The Big Issues


  • Crawfordsville Senator Phil Boots’ anti-annexation bill, SB 94, which essentially ended involuntary annexation when it cleared the Senate, was amended in the House Government and Regulatory Reform Committee earlier this week.
  • The highly problematic bill was stripped of its underlying content and now instead urges various annexation-related issues to be sent to an interim study committee. There was little committee support for the Senate-passed language. While the conference committee process is somewhat unpredictable, we are pleased with this positive development.
  • HB 1427, a Rep. Dan Leonard bill containing troubling annexation language, will be heard in the Senate Tax and Fiscal Policy Committee next week. The bill contains language defeated in previous sessions, seeking to void current annexation waivers that are 15 years old or older, as well as voids any current annexation waivers once they reach the 15 year mark.


  • HB 1347, a Rep. Woody Burton bill being carried in the Senate by Sen. Jack Sandlin, will make it more difficult for municipal utilities to pursue unpaid utility bills from rental property owners.
  • The bill requires a municipality to provide notice to other lien holders when a sewer bill is 60 days delinquent. If we do not provide that notice within 20 days units cannot place a lien on the rental property. This timeline is unworkable due to the time it takes to complete a full title search.
  • Aim has opposed this bill as it takes away local decision making authority and forces other property taxpayers to assume the burden for landlords who do not want to be responsible for their property. Despite our concerns the bill cleared committee on Monday and is currently sitting on the Senate’s second reading calendar, where Aim hopes to make progress via 2nd reading amendments.
  • Several amendments have been filed focusing on lien notification language; the most concerning of these would remove the lien notification but would also take away our super priority status. Aim is considering language that insures municipalities can keep rental property owners responsible for their utility bills, modifies the current lien notice process and allows municipalities to gather contact information from property owners regarding any mortgage holders prior to turning on utilities.

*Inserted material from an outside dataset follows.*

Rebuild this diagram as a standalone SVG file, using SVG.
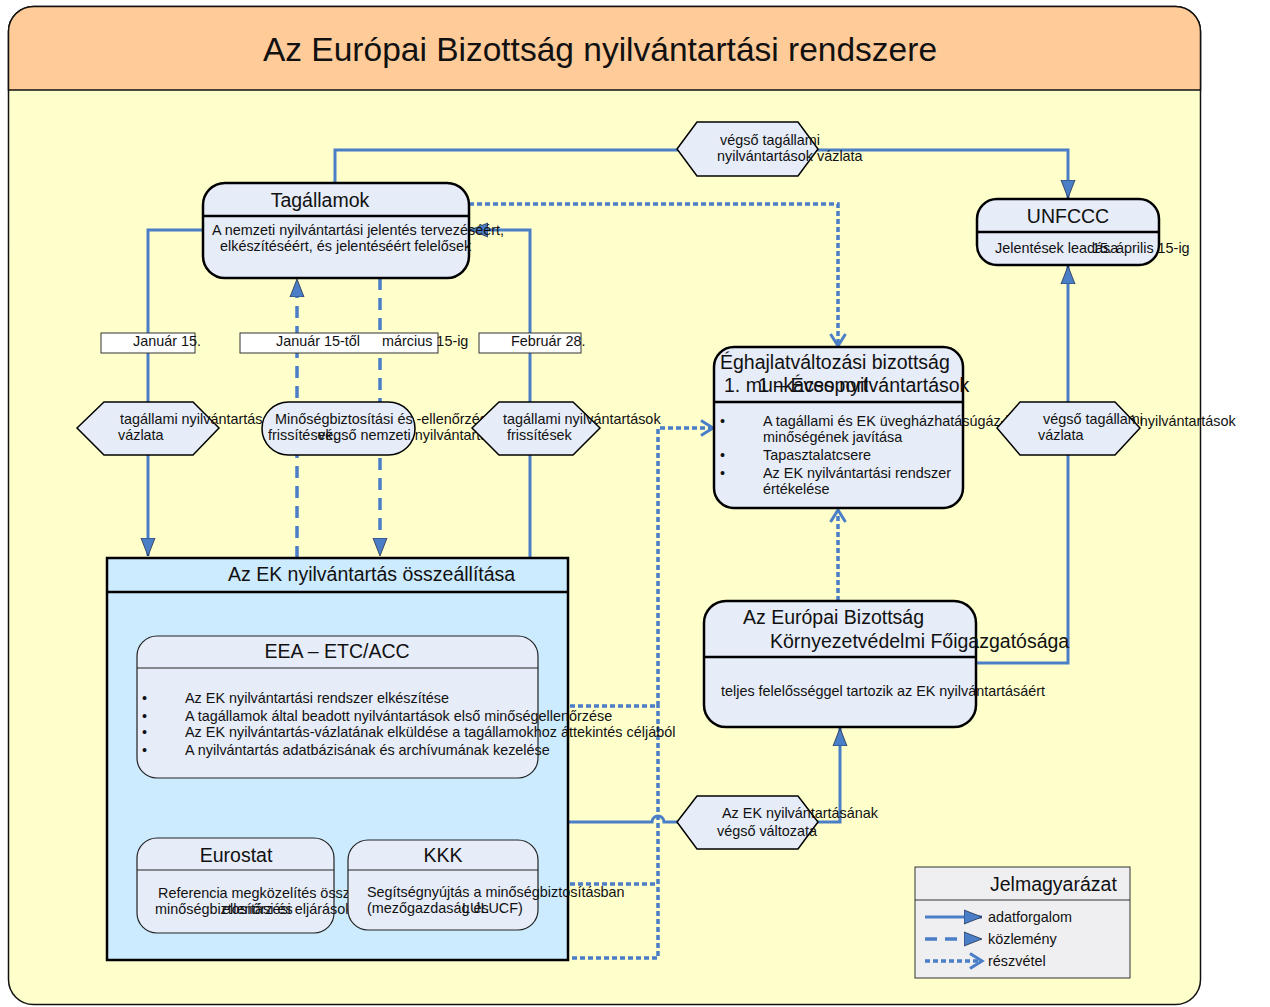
<svg xmlns="http://www.w3.org/2000/svg" width="1270" height="1007" viewBox="0 0 1270 1007">
<style>
text{font-family:"Liberation Sans",Arial,sans-serif;fill:#111}
.t13{font-size:14.4px}
.t18{font-size:19.5px}
.node{fill:#E6ECF8;stroke:#000;stroke-width:2.5}
.thin{fill:#E6ECF8;stroke:#222;stroke-width:1.2}
.div{stroke:#000;stroke-width:2.5}
.divt{stroke:#222;stroke-width:1.2}
.hex{fill:#E6ECF8;stroke:#000;stroke-width:1.5}
.lbl{fill:#fff;stroke:#333;stroke-width:1}
.solid{fill:none;stroke:#4A7EC7;stroke-width:3}
.dash{fill:none;stroke:#4A7EC7;stroke-width:3.5;stroke-dasharray:12 8}
.dot{fill:none;stroke:#4A7EC7;stroke-width:3.5;stroke-dasharray:5 3}
.bi{fill:none;stroke:#4A7EC7;stroke-width:1.8}
</style>
<defs>
<marker id="arr" markerUnits="userSpaceOnUse" markerWidth="20" markerHeight="16" refX="18" refY="8" orient="auto-start-reverse" viewBox="0 0 20 16">
<path d="M0,1 L18,8 L0,15 Z" fill="#4A7EC7" stroke="#1F3050" stroke-width="0.8"/>
</marker>
<marker id="arrs" markerUnits="userSpaceOnUse" markerWidth="18" markerHeight="14" refX="16" refY="7" orient="auto-start-reverse" viewBox="0 0 18 14">
<path d="M0,1 L16,7 L0,13 Z" fill="#4A7EC7" stroke="#1F3050" stroke-width="0.8"/>
</marker>
<marker id="chev" markerUnits="userSpaceOnUse" markerWidth="16" markerHeight="18" refX="13" refY="9" orient="auto" viewBox="0 0 16 18">
<path d="M1,1.5 L13,9 L1,16.5" fill="none" stroke="#4A7EC7" stroke-width="3"/>
</marker>
</defs>

<g id="frame">
<rect x="8.5" y="6.5" width="1192" height="998" rx="25" fill="#FFFFCC" stroke="#111" stroke-width="1.5"/>
<path d="M8.5,90 V31.5 A25,25 0 0 1 33.5,6.5 H1175.5 A25,25 0 0 1 1200.5,31.5 V90 Z" fill="#FFCB99" stroke="#111" stroke-width="1.5"/>
<text x="600" y="61" font-size="33.5" text-anchor="middle">Az Európai Bizottság nyilvántartási rendszere</text>
</g>

<g id="connectors">
<path class="solid" d="M335,183 V150 H1068 V198" marker-end="url(#arr)"/>
<path class="solid" d="M203,230 H148 V556" marker-end="url(#arr)"/>
<path class="dash" d="M297,558 V279" marker-end="url(#arr)"/>
<path class="dash" d="M380,278 V556" marker-end="url(#arr)"/>
<path class="solid" d="M530,558 V230 H470" marker-end="url(#arr)"/>
<path class="dot" d="M469,204 H838 V346" marker-end="url(#chev)"/>
<path class="dot" d="M838,601 V510" marker-end="url(#chev)"/>
<path class="dot" d="M538,706 H658 V428 H713" marker-end="url(#chev)"/>
<path class="dot" d="M237,933 V958 H658 V706"/>
<path class="dot" d="M538,884 H658"/>
<path class="solid" d="M568,822 H652 A6,6 0 0 1 664,822 H840 V728" marker-end="url(#arr)"/>
<path class="solid" d="M976,663 H1068 V266" marker-end="url(#arr)"/>
<path class="bi" d="M236,779 V837" marker-start="url(#arrs)" marker-end="url(#arrs)"/>
<path class="bi" d="M443,779 V837" marker-start="url(#arrs)" marker-end="url(#arrs)"/>
</g>

<g id="tagallamok">
<rect class="node" x="203" y="183" width="266" height="95" rx="22"/>
<line class="div" x1="203" y1="216" x2="469" y2="216"/>
<text class="t18" x="320" y="207" text-anchor="middle">Tagállamok</text>
<text class="t13" x="212" y="235">A nemzeti nyilvántartási jelentés tervezéséért,</text>
<text class="t13" x="220" y="251">elkészítéséért, és jelentéséért felelősek</text>
</g>

<g id="hex-top">
<polygon class="hex" points="677,149 697,122 798,122 818,149 798,176 697,176"/>
<text class="t13" x="720" y="145">végső tagállami</text>
<text class="t13" x="717" y="161">nyilvántartások vázlata</text>
</g>

<g id="unfccc">
<rect class="node" x="977" y="199" width="182" height="66" rx="20"/>
<line class="div" x1="977" y1="232" x2="1159" y2="232"/>
<text class="t18" x="1068" y="223" text-anchor="middle">UNFCCC</text>
<text class="t13" x="995" y="253">Jelentések leadása</text>
<text class="t13" x="1092" y="253">15. április 15-ig</text>
</g>

<g id="lbl-jan15">
<rect class="lbl" x="101" y="333" width="94" height="20"/>
<text class="t13" x="133" y="346">Január 15.</text>
</g>
<g id="lbl-jan-mar">
<rect class="lbl" x="240" y="333" width="198" height="20"/>
<text class="t13" x="276" y="346">Január 15-től</text>
<text class="t13" x="382" y="346">március 15-ig</text>
</g>
<g id="lbl-feb">
<rect class="lbl" x="479" y="333" width="102" height="20"/>
<text class="t13" x="511" y="346">Február 28.</text>
</g>

<g id="hex-left">
<polygon class="hex" points="77,428 104,402 193,402 219,428 193,455 104,455"/>
<text class="t13" x="120" y="424">tagállami nyilvántartás</text>
<text class="t13" x="118" y="440">vázlata</text>
</g>

<g id="pill-qa">
<rect class="hex" x="262" y="402" width="153" height="53" rx="26.5"/>
<text class="t13" x="275" y="424">Minőségbiztosítási és -ellenőrzési eljárások</text>
<text class="t13" x="268" y="440">frissítések,</text>
<text class="t13" x="318" y="440">végső nemzeti nyilvántartás vázlata</text>
</g>

<g id="hex-feb">
<polygon class="hex" points="472,428 499,402 573,402 600,428 573,455 499,455"/>
<text class="t13" x="503" y="424">tagállami nyilvántartások</text>
<text class="t13" x="507" y="440">frissítések</text>
</g>

<g id="eghajlat">
<rect class="node" x="714" y="347" width="249" height="161" rx="20"/>
<line class="div" x1="714" y1="402" x2="963" y2="402"/>
<text class="t18" x="720" y="369">Éghajlatváltozási bizottság</text>
<text class="t18" x="724" y="392">1. munkacsoport</text>
<text class="t18" x="758" y="392">1 – Éves nyilvántartások</text>
<text class="t13" x="720" y="426">•</text>
<text class="t13" x="763" y="426">A tagállami és EK üvegházhatásúgáz-kibocsátást kimutató nyilvántartások</text>
<text class="t13" x="763" y="442">minőségének javítása</text>
<text class="t13" x="720" y="460">•</text>
<text class="t13" x="763" y="460">Tapasztalatcsere</text>
<text class="t13" x="720" y="478">•</text>
<text class="t13" x="763" y="478">Az EK nyilvántartási rendszer</text>
<text class="t13" x="763" y="494">értékelése</text>
</g>

<g id="hex-right">
<polygon class="hex" points="997,428 1020,402 1115,402 1140,428 1115,455 1020,455"/>
<text class="t13" x="1043" y="424">végső tagállami</text>
<text class="t13" x="1038" y="440">vázlata</text>
</g>

<g id="ek-osszeallitas">
<rect x="107" y="558" width="461" height="402" fill="#CCEBFF" stroke="#000" stroke-width="2.5"/>
<line class="div" x1="107" y1="592" x2="568" y2="592"/>
<text class="t18" x="228" y="581">Az EK nyilvántartás összeállítása</text>
</g>

<g id="eea">
<rect class="thin" x="137" y="636" width="401" height="142" rx="20"/>
<line class="divt" x1="137" y1="668" x2="538" y2="668"/>
<text class="t18" x="337" y="658" text-anchor="middle">EEA – ETC/ACC</text>
<text class="t13" x="142" y="703">•</text>
<text class="t13" x="185" y="703">Az EK nyilvántartási rendszer elkészítése</text>
<text class="t13" x="142" y="721">•</text>
<text class="t13" x="185" y="721">A tagállamok által beadott  nyilvántartások első minőségellenőrzése</text>
<text class="t13" x="142" y="737">•</text>
<text class="t13" x="185" y="737">Az EK nyilvántartás-vázlatának elküldése a tagállamokhoz áttekintés céljából</text>
<text class="t13" x="142" y="755">•</text>
<text class="t13" x="185" y="755">A nyilvántartás adatbázisának és archívumának kezelése</text>
</g>

<g id="eurostat">
<rect class="thin" x="137" y="838" width="197" height="95" rx="20"/>
<line class="divt" x1="137" y1="870" x2="334" y2="870"/>
<text class="t18" x="236" y="862" text-anchor="middle">Eurostat</text>
<text class="t13" x="158" y="898">Referencia megközelítés összehasonlítása</text>
<text class="t13" x="155" y="914">minőségbiztosítási és</text>
<text class="t13" x="222" y="914">ellenőrzési eljárások</text>
</g>

<g id="kkk">
<rect class="thin" x="348" y="840" width="190" height="90" rx="20"/>
<line class="divt" x1="348" y1="870" x2="538" y2="870"/>
<text class="t18" x="443" y="862" text-anchor="middle">KKK</text>
<text class="t13" x="367" y="897">Segítségnyújtás a minőségbiztosításban</text>
<text class="t13" x="367" y="913">(mezőgazdaság és</text>
<text class="t13" x="462" y="913">LULUCF)</text>
</g>

<g id="hex-bottom">
<polygon class="hex" points="677,822 697,796 798,796 818,822 798,849 697,849"/>
<text class="t13" x="722" y="818">Az EK nyilvántartásának</text>
<text class="t13" x="717" y="836">végső változata</text>
</g>

<g id="dg-env">
<rect class="node" x="704" y="601" width="272" height="126" rx="22"/>
<line class="div" x1="704" y1="657" x2="976" y2="657"/>
<text class="t18" x="743" y="624">Az Európai Bizottság</text>
<text class="t18" x="770" y="648">Környezetvédelmi Főigazgatósága</text>
<text class="t13" x="721" y="696">teljes felelősséggel tartozik az EK nyilvántartásáért</text>
</g>

<g id="legend">
<rect x="915" y="867" width="215" height="111" fill="#EFEFF2" stroke="#333" stroke-width="1"/>
<line x1="915" y1="900" x2="1130" y2="900" stroke="#333" stroke-width="1"/>
<text class="t18" x="990" y="891">Jelmagyarázat</text>
<path class="solid" d="M925,917 H982" marker-end="url(#arr)"/>
<path class="dash" d="M925,939 H982" marker-end="url(#arr)"/>
<path class="dot" d="M925,961 H982" marker-end="url(#chev)"/>
<text class="t13" x="988" y="922">adatforgalom</text>
<text class="t13" x="988" y="944">közlemény</text>
<text class="t13" x="988" y="966">részvétel</text>
</g>
</svg>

  • Rep. Ed Clere authored HB 1625, which places extremely onerous requirements on cities and towns regarding the preparation of various fiscal analyses and housing fee reports.
  • The bill requires that a community prepare a fiscal analysis if a unit’s proposed ordinance or regulation may directly or indirectly increase or decrease the cost of housing in the municipality. Further, it requires every municipality to annually prepare a housing fee report to be posted on the municipality’s web site and provides that a municipality may not impose any housing related fee that is not: (1) included in the fee report; or (2) posted on the municipality’s web site.
  • Sen. Mark Messmer is the Senate sponsor of HB 1625 and has been working with Aim to address our concerns. Sen. Messmer expects the bill to be significantly modified if it advances and current amendment language considered thus far does not appear to have the support of the committee. Aim members with a senator on this committee are encouraged to call them and explain the fiscal challenges and increased bureaucracy that would result under this bill as currently written. For more information about the housing industry in Indiana, read this report from Ball State’s Center for Business and Economic Research.


  • Rep. Doug Miller of Elkhart authored HB 1266, a bill that seeks to mandate that local stormwater regulations cannot be more stringent than related requirements of the Indiana Department of Environmental Management.
  • As amended, the bill also gives locals only five business days to either approve or deny a stormwater permit – an unbelievably significant decrease from today’s 28 day allowance. If a stop work order is needed on a project that was approved by default, the municipality must give the party an advisory warning. The party will then have 72 hours to cure the violation before a stop work order can be issued and a shutdown can occur.
  • HB 1265 is back on the calendar of the Senate Environmental Committee on Monday. We have seen some potential amendment language but we expect even more changes to be made. We believe the amendment will expand the review times beyond the version that passed the out of the House, but it will still require municipalities to update their stormwater ordinances to make them no more stringent than what is in place at the state level.


  • In December a tax court decision saying stormwater fees are considered taxes resulted in swift legislative follow up in the form of SB 582, authored by Sen. Ed Charbonneau and sponsored by Rep. Mike Karickhoff.
  • Aim has been communicating with lawmakers that this decision has such far-reaching consequences that it must be overturned. While some lawmakers are hesitant to overturn judicial decisions on principle, failing to set aside this decision and clarify the tax court’s jurisdiction in these matters is necessary to avoid catastrophic consequences.
  • The bill is expected to be back on the Senate Tax and Fiscal Committee’s calendar on Monday April, 8.


“We’ve got about two weeks of committee time left in the House and Senate and two weeks of conference committee after that, where really all the bills are in play and everything can come back. You’re on guard every single minute of the day. With that said, we still have about 20 bills that we are actively engaged on right now.”